WaPo Explains the Chilly Business Deal Behind Gifford’s Ice Cream
Stop whatever you're doing right now and read Michael S. Rosenwald's Sunday A-1 story about the nightmarish business deal that has marred the public face of Gifford's Ice Cream, a local company that can trace its roots back to 1938. The Post nailed this investigation into the small Silver Spring ice cream chain, whose wholesale business owner, Neal Lieberman, sold the retail operations to the wrong guy.
What Rosenwald's reporting clearly shows, however, is that Gifford's brand was in decline even before the transaction apparently dealt a death blow. Here are the pertinent grafs in the story:
The problem is that ice cream isn't just dessert, but an economic entree, a $10 billion business that in Gifford's case has grown notably messy. High-end ice cream has not weathered the recession well. Sales in the high-end segment grew only 1 percent in 2008, according to Mintel Research, and sales actually declined by more than 10 percent at some notable high-end chains such as Cold Stone Creamery.
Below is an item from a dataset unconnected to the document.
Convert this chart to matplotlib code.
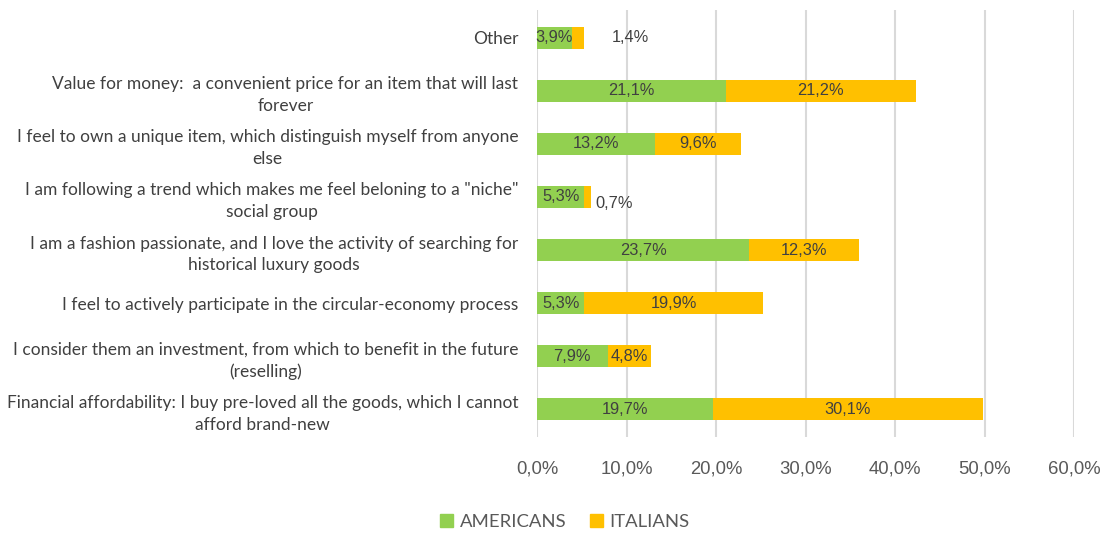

Lieberman, in interviews, acknowledged that some Gifford's stores were behind on rent even before he sold the shops. The company closed two unsuccessful stores before the sale. Asked whether the retail side of the business had been profitable, Andrew Quartner, one of Lieberman's partners, said, "Depends what you mean by profitable."
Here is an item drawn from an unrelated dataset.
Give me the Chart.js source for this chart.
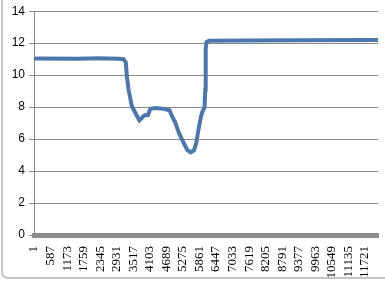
<!DOCTYPE html>
<html>
<head>
<meta charset="utf-8">
<script src="https://cdn.jsdelivr.net/npm/chart.js@4"></script>
<style>
  html, body { margin: 0; padding: 0; background: #fff; overflow: hidden; }
  #wrap { position: relative; width: 385px; height: 282px; }
  #frame {
    position: absolute; left: 1px; top: -12px; width: 410px; height: 291px;
    border: 2px solid #c4c4c4; border-radius: 7px; box-sizing: border-box;
  }
  canvas { position: absolute; left: 0; top: 0; }
</style>
</head>
<body>
<div id="wrap">
  <div id="frame"></div>
  <canvas id="chart" width="385" height="282"></canvas>
</div>
<script>
// --- Daten ---
const xValues = [1, 1568, 2281, 2993, 3171, 3253, 3289, 3349, 3467, 3588, 3731, 3823,
  3866, 3944, 4037, 4122, 4300, 4596, 4799, 4881, 5013, 5130, 5248, 5426, 5547,
  5665, 5747, 5843, 5914, 5967, 6039, 6067, 6081, 6110, 6199, 7624, 9405, 12183];
const yValues = [11.04, 11.03, 11.06, 11.03, 11.0, 10.79, 9.94, 9.1, 8.05, 7.65, 7.17, 7.32,
  7.43, 7.5, 7.5, 7.89, 7.95, 7.89, 7.8, 7.46, 7.0, 6.39, 5.95, 5.32, 5.17,
  5.29, 5.76, 6.77, 7.4, 7.72, 7.97, 9.1, 11.63, 12.07, 12.15, 12.16, 12.18, 12.2];
const xTickLabels = [1, 587, 1173, 1759, 2345, 2931, 3517, 4103, 4689, 5275, 5861,
  6447, 7033, 7619, 8205, 8791, 9377, 9963, 10549, 11135, 11721];
const yTicks = [0, 2, 4, 6, 8, 10, 12, 14];

const points = xValues.map((x, i) => ({ x: x, y: yValues[i] }));

new Chart(document.getElementById("chart").getContext("2d"), {
  type: "line",
  data: {
    datasets: [{
      data: points,
      borderColor: "#4a77ad",
      borderWidth: 4,
      pointRadius: 0,
      tension: 0,
      fill: false,
    }],
  },
  options: {
    responsive: false,
    animation: false,
    devicePixelRatio: 1,
    layout: { padding: { top: 6, right: 7, left: 0, bottom: 0 } },
    plugins: { legend: { display: false }, tooltip: { enabled: false } },
    scales: {
      x: {
        type: "linear",
        min: 1,
        max: 12183,
        afterBuildTicks: (scale) => {
          scale.ticks = xTickLabels.map((v) => ({ value: v }));
        },
        afterFit: (scale) => { scale.height = 47; },
        ticks: {
          autoSkip: false,
          minRotation: 90,
          maxRotation: 90,
          padding: 3,
          color: "#000",
          font: { family: "Liberation Serif", size: 13 },
          callback: (v) => String(v),
        },
        grid: { display: false },
        border: { color: "#8c8c8c", width: 5 },
      },
      y: {
        min: 0,
        max: 14,
        afterBuildTicks: (scale) => {
          scale.ticks = yTicks.map((v) => ({ value: v }));
        },
        afterFit: (scale) => { scale.width = 34; },
        ticks: {
          padding: 4,
          color: "#000",
          font: { family: "Liberation Sans", size: 12 },
        },
        grid: { color: "#8a8a8a", lineWidth: 1, tickLength: 5 },
        border: { color: "#8a8a8a", width: 1 },
      },
    },
  },
});
</script>
</body>
</html>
At the same time, Gifford's faced increasing pressure from a trademark battle with an unrelated Maine ice cream chain also named Gifford's, which has asserted in a federal lawsuit that it won rights to the Gifford's name after the Washington-area Gifford's went into bankruptcy. Ice cream can be a rocky road.
It only gets worst for the retail stores once Baltimore investor Luke Cooper gets involved. But don't let me spoil it. Read the narrative yourself as it spills one sad detail after another.
Now, here's what I don't understand: People are only too happy to shell out $3 for a gourmet cupcake, $10 or more for an upscale burger, and $12 and up for a custom-made pizza. So why is the fussy ice cream market taking such a hit? I thought people were seeking (relatively) cheap comforts during this ongoing recession, as if a temporary return to childhood could ease the pain of our country's unemployment woes and our non-existent savings.
Is ice cream just too seasonal? Is it too fattening? Is it too expensive? Or is it, as I suspect, that cold foods too closely reflect America's environment right now? The economy is stalled. Congress can't reach a compromise (and it's only going to get worse next year). Everyone's shouting at each other on TV, and the comedians have taken over the political discourse. Who wants to put something cold in our mouths to remind us of America's chilly mood?